From that day on, the featurettes became a staple of what the website does. Feedback from the studios was positive and I continued to evolve what the featurettes could be. Some fortunate timing that saw a couple employees move on to other things left an opening for me. Since I stuck it out the longest and created a whole new aspect for the site, I was shortly offered a position.
Since, I’ve taken on more responsibility and ended up Where I’m At.
What lessons did you learn from your ‘baby steps’?
1) The people you went to school with will save your life. As much as you think it’s a competition when you’re seated in that packed classroom (see above)—afterwards, it no longer becomes a zero sum game. I cannot tell you the generosity and sense of solidarity I’ve experienced with former classmates. These are people who will always be rooting for you and will do their best to help you out if they can.
2) Start early and get the right internship(s). Modern corporate America has found a pool of eager labor power, willing to work for free. While they’re certainly all exploitative and most of them dead ends, some are worth sticking out and paying your dues. Develop a nose for this and then…
3) Do something that separates you from others. For me, it was the featurettes. For others, a good, friendly personality. Whatever is required.
4) Don’t jump off the ledge. But if you do, make sure you have a support group waiting to catch you. It’s hard to maintain the requisite self-esteem to persevere in the film business. Cling to the positive and the passion that brought you here and keep close those who will encourage you and who you trust.
Interview with Alex about his filmmaking
How do you keep your foot in the door?
I have no idea. I guess we’ll see. At this point, I’ve been lucky to find a job “in the business” that has its home base in the Bay Area. But with where I want to go, it’s only delaying the inevitable move to LA. Hopefully I’ll have an update as I take my place back at the bottom and see if I find my way out.
Alex Fu’s Agony
Our friend and review competition winner Alex Fu has posted a long commentary on X Men First Class at his blog. It runs counter to many of the reviews in the press and is well argued and passionate. Check it out:
http://alexfuonfilm.blogspot.com/2011/06/x-men-first-class-i-thought-i-was-only.html
Fast Five
JH: Congratulations to Alex for winning our first ever movie review competition on Write What You Don’t Know. Fame and fortune are sure to follow, only probably not from this blog! Now here’s his review.
By Alex Fu
There is a scene early in Fast Five where Dwayne “The Rock” Johnson debriefs his hand picked, in-it-for-the-right-reasons rookie cop on the charges levied against the film’s heroes. Steadfast in her commitment to truth, the rookie raises inconsistencies with the official story—and being a native of Rio (where the movie takes place), she’s not unused to law enforcement cooking up an old-fashioned set up. In a very revealing response, Hobbs (The Rock) turns to her and yells “You know what makes sense?!” then tosses the entire stack of dossiers to the ground.
And from that moment it’s clear: Fast Five knows what it is and what it isn’t.

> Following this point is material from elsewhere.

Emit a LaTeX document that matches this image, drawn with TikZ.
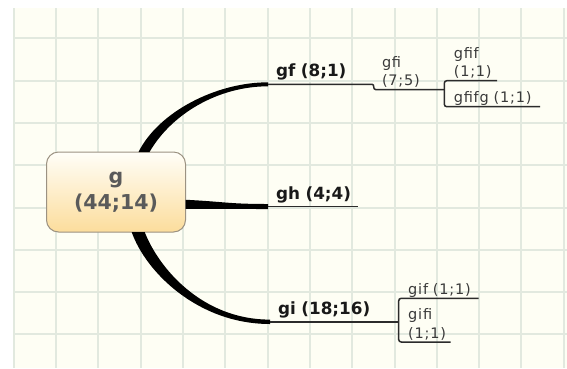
\documentclass[tikz,border=0pt]{standalone}
\usepackage{fontspec}
\setmainfont{DejaVu Sans}
\newfontfamily\subfont[LetterSpace=5.5]{DejaVu Sans}

\definecolor{paper}{HTML}{FEFEF4}
\definecolor{gridgreen}{HTML}{E2E9DF}
\definecolor{linkgray}{HTML}{2B2B2B}
\definecolor{rootedge}{HTML}{9C9282}
\definecolor{roottop}{HTML}{FFFEF8}
\definecolor{rootmid}{HTML}{FEEBC2}
\definecolor{rootbottom}{HTML}{FCDD9C}
\definecolor{roottext}{HTML}{5A5A5A}
\definecolor{subtext}{HTML}{3A3A3A}

\tikzset{
  gridline/.style={draw=gridgreen, line width=2pt},
  branch/.style={fill=black},
  link/.style={draw=linkgray, line width=1.5pt},
  root/.style={draw=rootedge, line width=1pt, rounded corners=12pt,
    top color=roottop, middle color=rootmid, bottom color=rootbottom,
    minimum width=139pt, minimum height=80pt, inner sep=0pt, outer sep=0pt,
    align=center, text=roottext, font=\bfseries\fontsize{20.5}{26}\selectfont},
  topic/.style={anchor=south west, inner xsep=0pt, inner ysep=3.5pt, outer sep=0pt,
    text width=#1, align=left, text=black!90,
    font=\bfseries\fontsize{16.8}{20}\selectfont,
    execute at begin node={\leftskip=8pt\relax},
    execute at end node={\rule[-4pt]{0pt}{4pt}}},
  subtopic/.style={anchor=south west, inner xsep=0pt, inner ysep=0.5pt, outer sep=0pt,
    text width=#1, align=left, text=subtext,
    font=\subfont\fontsize{14.5}{18.5}\selectfont,
    execute at begin node={\leftskip=9.5pt\relax},
    execute at end node={\rule[-3.5pt]{0pt}{3.5pt}}},
}

\begin{document}
\begin{tikzpicture}[x=1pt, y=-1pt]
        \useasboundingbox (0,0) rectangle (567,368);

        % Paper and grid
        \fill[paper] (13,8) rectangle (567,368);
        \foreach \i in {0,...,13}
            \draw[gridline] ({round(13.8+42.3*\i)},8) -- ({round(13.8+42.3*\i)},368);
        \foreach \j in {0,...,7}
            \draw[gridline] (13,{round(38.3+42.3*\j)}) -- (567,{round(38.3+42.3*\j)});

        % Central topic
        \node[root] (root) at (116,192) {g\\(44;14)};

        % Main topics
        \node[topic=104pt] (gf) at (268,84.3) {gf (8;1)};
        \node[topic=90pt] (gh) at (268,206.5) {gh (4;4)};
        \node[topic=128.3pt] (gi) at (270,321.8) {gi (18;16)};

        % Subtopics
        \node[subtopic=68.8pt, execute at begin node={\leftskip=6.5pt\relax}] (gfi) at (375.5,89.5) {gfi\\(7;5)};
        \node[subtopic=52.7pt] (gfif) at (444.3,80.7) {gfif\\(1;1)};
        \node[subtopic=95.7pt] (gfifg) at (444.3,106.7) {gfifg (1;1)};
        \node[subtopic=80pt] (gif) at (398.7,298.3) {gif (1;1)};
        \node[subtopic=52pt] (gifi) at (398.7,342) {gifi\\(1;1)};

        % Thick branches out of the central topic
        \fill[branch] ([shift={(-5.5,0)}]root.55) .. controls +(20,-40) and +(-52,0) .. ([shift={(0,-2)}]gf.south west)
            -- ([shift={(0,2)}]gf.south west) .. controls +(-50,0) and +(22,-38) .. ([shift={(5.5,0)}]root.55) -- cycle;
        \fill[branch] ([shift={(0,-4.5)}]root.-10) .. controls +(40,2) and +(-40,0) .. ([shift={(0,-2.5)}]gh.south west)
            -- ([shift={(0,2.5)}]gh.south west) .. controls +(-40,0) and +(40,0) .. ([shift={(0,4.5)}]root.-10) -- cycle;
        \fill[branch] ([shift={(-6.5,0)}]root.-61) .. controls +(14,40) and +(-72,0) .. ([shift={(0,2.2)}]gi.south west)
            -- ([shift={(0,-2.2)}]gi.south west) .. controls +(-68,0) and +(14,36) .. ([shift={(6.5,0)}]root.-61) -- cycle;

        % Underlines and brackets
        \draw[link] (gf.south west) -- (gf.south east) .. controls +(3,0) and +(-3,0) .. (gfi.south west) -- (gfi.south east);
        \draw[link] (gh.south west) -- (gh.south east);
        \draw[link] (gi.south west) -- (gi.south east);
        \draw[link, rounded corners=2.5pt] (gfif.south east) -- (gfif.south west) -- (gfifg.south west) -- (gfifg.south east);
        \draw[link, rounded corners=2.5pt] (gif.south east) -- (gif.south west) -- (gifi.south west) -- (gifi.south east);
\end{tikzpicture}
\end{document}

Whenever Fast Five feels like it’s about to elicit groans from an increasingly film literate audience, it maneuvers with a kind of playfulness absent in say, a Jerry Bruckheimer film. And while I enjoy my Bruckheimer-Bay pairings more than a Hoxter alumnus should, one gets the sense that Michael Bay finds nothing silly about his work. Fast Five is no parody however; it is deeply invested in what is both goofy and awesome about the genre. Where a film like Scream 4 (1) had nothing but contempt for itself, Fast Five respects and reveres its two-dimensional characters, making sure the stakes are still high and the violence still matters (2). An indispensible lesson emerges: if you’re going to make it dumb, at least make us care.
Director Justin Lin and screenwriter Chris Morgan pull an impressive move to reinvent a franchise that was close to stalling on its original conceit, the culture of street racing. (3) They do this by shifting gears (sorry) to the world of outlaws and heists. The film assembles most of the remaining characters from the previous films, a la The Avengers,(4) to bring down a drug lord that has taken hostage, not only the people of Rio, but our protagonists’ freedom. With back-stories built up over four films, an affection has grown for these meatheads. The escalating scenarios are grounded in motivations that ring true (at least to them) and despite all the hammy dialogue about God and fathers; you really believe that this is what “dudes” talk about.
Hobbs is a formidable antagonist, a character who is built well enough in both his physical and narrative appearance to make us believe he might actually capture our guys. But it wouldn’t be a F&F film if he didn’t switch sides, as the franchise is ultimately based around what Armond White describes as: “…the intrinsic moral codes mutual to cop and criminal…who feel a common, desperate appreciation of engines, women, loyalty, and the money it takes to acquire them”.
(1) In pursuit of a panacea for cynical moviegoers, there’s been a trend of “meta” gimmicks used as a substitute for the hard work of figuring out how to make the familiar feel fresh.
(2) A Fast Five review without any comment on the action? I was under strict guidelines, but suffice it to say the action is stunning, thanks to great direction and the predominance of practical effects over CGI. We still have to care about the characters though.
(3) Another example of the film’s fun self-awareness: just as we’re about to get into the obligatory ‘street race scene’ the film cuts away from it. A signal to the audience: we are moving on.
(4) Including a very fun Marvel Studios-type tag for the fan-bros at the end of the credits.